When Man Controls Nature: How Constructive Or Destructive Is Man Made Rain

Posted on August 5, 2013 in Environment

By Pranjal Begwani:

Ours is a race that has worshipped the forces of nature — the sun, the moon and the rains since time immemorial, almost since the creation of man. And then in 1946 man made it rain. It’s almost as if we had broken down all forms of traditions, beliefs and myths with this one achievement of man.

Science has today swept through humanity like an all-encompassing flood, where all have had to bow down before it, even though it may have been a curse on some and a boon to others. But it is important to take a more pragmatic view on such matters and not merely concern ourselves with emotional values. Here we must not only accept the advances of science but instead must look at it critically in matters such as these, with obvious environmental implications, because it is something which brings the very existence of the human race into question. This article will seek to explore the phenomenon of cloud seeding, or man-made weather controls and related environmental concerns.

cloud seeding

Cloud seeding is an act of weather modification to alter the amount of precipitation. In layman’s language it is a reference to changes in weather patterns brought about by man. Cloud seeding is brought about by using common chemicals such as silver iodide and dry ice. The use of table salt as well is currently being researched. Usually aircrafts or rockets are used to disperse these chemicals in the atmosphere which are then carried over by air currents to the desired impact regions.

Today the use of cloud seeding is widespread and is increasingly being used by more and more states. Not surprisingly China takes the lead in this as well, conducting ambitious cloud seeding operations every once in a while. Most prominently it used this chemical alteration to clear Beijing of air pollution before the 2008 Olympic Games. Other nations include the U.S., France, Germany, Australia, U.A.E. and a few South-East Asian countries. Closer home, in India itself, the southern states of Karnataka, Andhra Pradesh and Maharashtra have used it in the past in drought prone regions.

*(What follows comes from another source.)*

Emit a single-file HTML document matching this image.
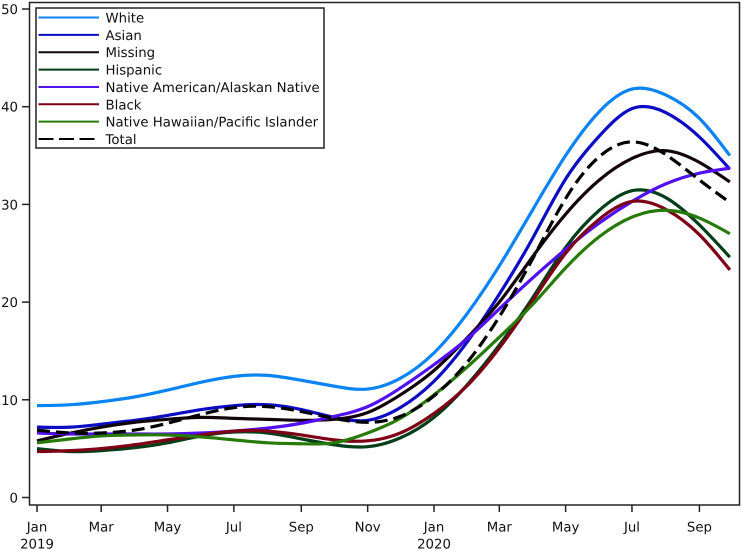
<!DOCTYPE html>
<html>
<head>
<meta charset="utf-8">
<title>Line chart by race and ethnicity</title>
<style>
html,body{margin:0;padding:0;background:#fff;}
svg{display:block;}
text{font-family:"DejaVu Sans","Liberation Sans",sans-serif;fill:#111;text-rendering:geometricPrecision;}
</style>
</head>
<body>
<svg id="chart" xmlns="http://www.w3.org/2000/svg" width="742" height="550" viewBox="0 0 742 550"></svg>
<script>
const dates = ["2019-01-01","2019-02-01","2019-03-01","2019-04-01","2019-05-01","2019-06-01","2019-07-01","2019-08-01","2019-09-01","2019-10-01","2019-11-01","2019-12-01","2020-01-01","2020-02-01","2020-03-01","2020-04-01","2020-05-01","2020-06-01","2020-07-01","2020-08-01","2020-09-01","2020-09-29"];
const white = [9.4,9.5,9.8,10.3,11.0,11.8,12.4,12.5,12.0,11.4,11.1,12.2,14.8,18.9,23.7,29.5,35.0,39.5,41.8,41.2,38.8,35.0];
const asian = [7.2,7.2,7.5,7.9,8.4,9.0,9.4,9.5,9.0,8.2,7.9,9.2,11.9,16.0,20.8,26.6,32.6,37.0,39.8,39.4,36.9,33.6];
const missing = [5.8,6.6,7.2,7.7,8.0,8.2,8.1,8.0,7.9,8.0,8.7,10.5,13.0,16.4,20.0,24.7,29.0,32.5,34.7,35.5,34.3,32.3];
const hispanic = [5.0,4.7,4.8,5.1,5.6,6.3,6.7,6.6,6.0,5.4,5.2,6.1,8.2,11.6,15.6,20.5,25.6,29.4,31.4,30.7,27.9,24.6];
const nativeAmerican = [6.6,6.5,6.5,6.5,6.5,6.6,6.8,7.1,7.6,8.3,9.3,11.2,13.6,16.3,19.3,22.5,25.4,28.1,30.3,32.1,33.2,33.7];
const black = [4.7,4.8,5.0,5.4,5.9,6.4,6.8,6.8,6.4,5.9,5.8,6.6,8.6,11.5,15.3,20.2,25.0,28.5,30.3,29.5,26.9,23.3];
const nativeHawaiian = [5.6,6.0,6.3,6.4,6.4,6.2,5.9,5.6,5.5,5.6,6.6,8.1,10.5,13.4,16.4,19.8,23.5,26.7,28.7,29.4,28.6,27.0];
const total = [6.9,6.6,6.6,6.9,7.6,8.5,9.2,9.3,8.8,8.1,7.7,8.3,10.4,13.9,18.5,24.5,30.6,34.9,36.4,35.1,32.5,30.2];
const yTicks = [0,10,20,30,40,50];
const xTickDates = ["2019-01-01","2019-03-01","2019-05-01","2019-07-01","2019-09-01","2019-11-01","2020-01-01","2020-03-01","2020-05-01","2020-07-01","2020-09-01"];
const xTickLabels = ["Jan","Mar","May","Jul","Sep","Nov","Jan","Mar","May","Jul","Sep"];
const xTickYears = ["2019","","","","","","2020","","","",""];
const seriesNames = ["White","Asian","Missing","Hispanic","Native American/Alaskan Native","Black","Native Hawaiian/Pacific Islander","Total"];
const seriesValues = [white,asian,missing,hispanic,nativeAmerican,black,nativeHawaiian,total];
const seriesColors = ["#0b84f3","#0c0cc4","#120408","#003f18","#5210f0","#7e0014","#287a08","#000000"];

const NS = "http://www.w3.org/2000/svg";
const svg = document.getElementById("chart");
const origin = Date.UTC(2019,0,1);
function days(d){const p=d.split("-");return (Date.UTC(+p[0],+p[1]-1,+p[2])-origin)/86400000;}
function xScale(d){return 37+days(d)*1.0877;}
function yScale(v){return 497.5-v*9.77;}
function make(tag,attrs,parent){
  const el=document.createElementNS(NS,tag);
  for(const k in attrs){el.setAttribute(k,attrs[k]);}
  (parent||svg).appendChild(el);
  return el;
}
/* natural cubic spline through the data, emitted as Bezier segments */
function smoothPath(xs,ys){
  const n=xs.length,h=[],a=[],b=[],c=[],r=[],m=new Array(n).fill(0);
  for(let i=0;i<n-1;i++){h[i]=xs[i+1]-xs[i];}
  b[0]=1;c[0]=0;r[0]=0;
  for(let i=1;i<n-1;i++){
    a[i]=h[i-1];b[i]=2*(h[i-1]+h[i]);c[i]=h[i];
    r[i]=6*((ys[i+1]-ys[i])/h[i]-(ys[i]-ys[i-1])/h[i-1]);
  }
  a[n-1]=0;b[n-1]=1;r[n-1]=0;
  for(let i=1;i<n;i++){
    const w=a[i]/b[i-1];
    b[i]-=w*c[i-1];
    r[i]-=w*r[i-1];
  }
  m[n-1]=r[n-1]/b[n-1];
  for(let i=n-2;i>=0;i--){m[i]=(r[i]-c[i]*m[i+1])/b[i];}
  let d="M"+xs[0].toFixed(2)+" "+ys[0].toFixed(2);
  for(let i=0;i<n-1;i++){
    const s=(ys[i+1]-ys[i])/h[i];
    const t0=s-h[i]*(2*m[i]+m[i+1])/6;
    const t1=s+h[i]*(m[i]+2*m[i+1])/6;
    d+="C"+(xs[i]+h[i]/3).toFixed(2)+" "+(ys[i]+t0*h[i]/3).toFixed(2)+" "+(xs[i+1]-h[i]/3).toFixed(2)+" "+(ys[i+1]-t1*h[i]/3).toFixed(2)+" "+xs[i+1].toFixed(2)+" "+ys[i+1].toFixed(2);
  }
  return d;
}
const axisColor="#222";

const frame=make("rect",{x:29.5,y:2.5,width:710,height:502.5,fill:"#fff",stroke:axisColor,"stroke-width":1.5});



yTicks.forEach(function(t){
  const y=yScale(t);
  const tick=make("line",{x1:22,x2:29.5,y1:y,y2:y,stroke:axisColor,"stroke-width":1.5});
  
  
  const label=make("text",{x:18,y:y+5,"text-anchor":"end","font-size":13.3});
  label.textContent=t;
  
  
});

xTickDates.forEach(function(d,i){
  const x=xScale(d);
  const tick=make("line",{x1:x,x2:x,y1:505,y2:512,stroke:axisColor,"stroke-width":1.5});
  
  
  const label=make("text",{x:x,y:531.5,"text-anchor":"middle","font-size":13.3});
  label.textContent=xTickLabels[i];
  
  
  if(xTickYears[i]){
    const year=make("text",{x:x,y:548.5,"text-anchor":"middle","font-size":13.3});
    year.textContent=xTickYears[i];
    
    
  }
});

const xs=dates.map(xScale);
seriesValues.forEach(function(vals,i){
  const line=make("path",{d:smoothPath(xs,vals.map(yScale)),fill:"none",stroke:seriesColors[i],"stroke-width":3.2});
  if(seriesNames[i]==="Total"){line.setAttribute("stroke-dasharray","13 6");}
  
  
});

const legendBox=make("rect",{x:36,y:8,width:288,height:140,fill:"#fff",stroke:axisColor,"stroke-width":1.5});


seriesNames.forEach(function(n,i){
  const y=17.5+i*17.36;
  const swatch=make("line",{x1:38.5,x2:99,y1:y,y2:y,stroke:seriesColors[i],"stroke-width":2});
  if(n==="Total"){swatch.setAttribute("stroke-dasharray","15 5.5");}
  
  
  const label=make("text",{x:105.5,y:y+5,"font-size":13.3});
  label.textContent=n;
  
  
});
</script>
</body>
</html>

This widespread use of cloud seeding is suggestive of the fact that its environmental impacts are limited. Although one of the primary chemicals used in seeding operations — silver iodide can cause residual injury to humans and mammals. There seems to be no other conclusive evidence to imply any adverse environmental impacts. Here the use of ‘conclusive evidence’ is deliberate because ample research still hasn’t been conducted to chalk out the impact of cloud-seeding in black and white. We are at a stage today where the environment is fast degrading and where temperatures and sea levels are expected to rise in the near future. At such a crucial stage, where a lot of scientists question the mere survival of the human race a few decades down the line, it would be in our interest and in the interest of future generations and all living species on earth to cut down on unnecessary environmental modifications. Thus with respect to cloud seeding, we ideally should hold out, until further research presents a clearer picture.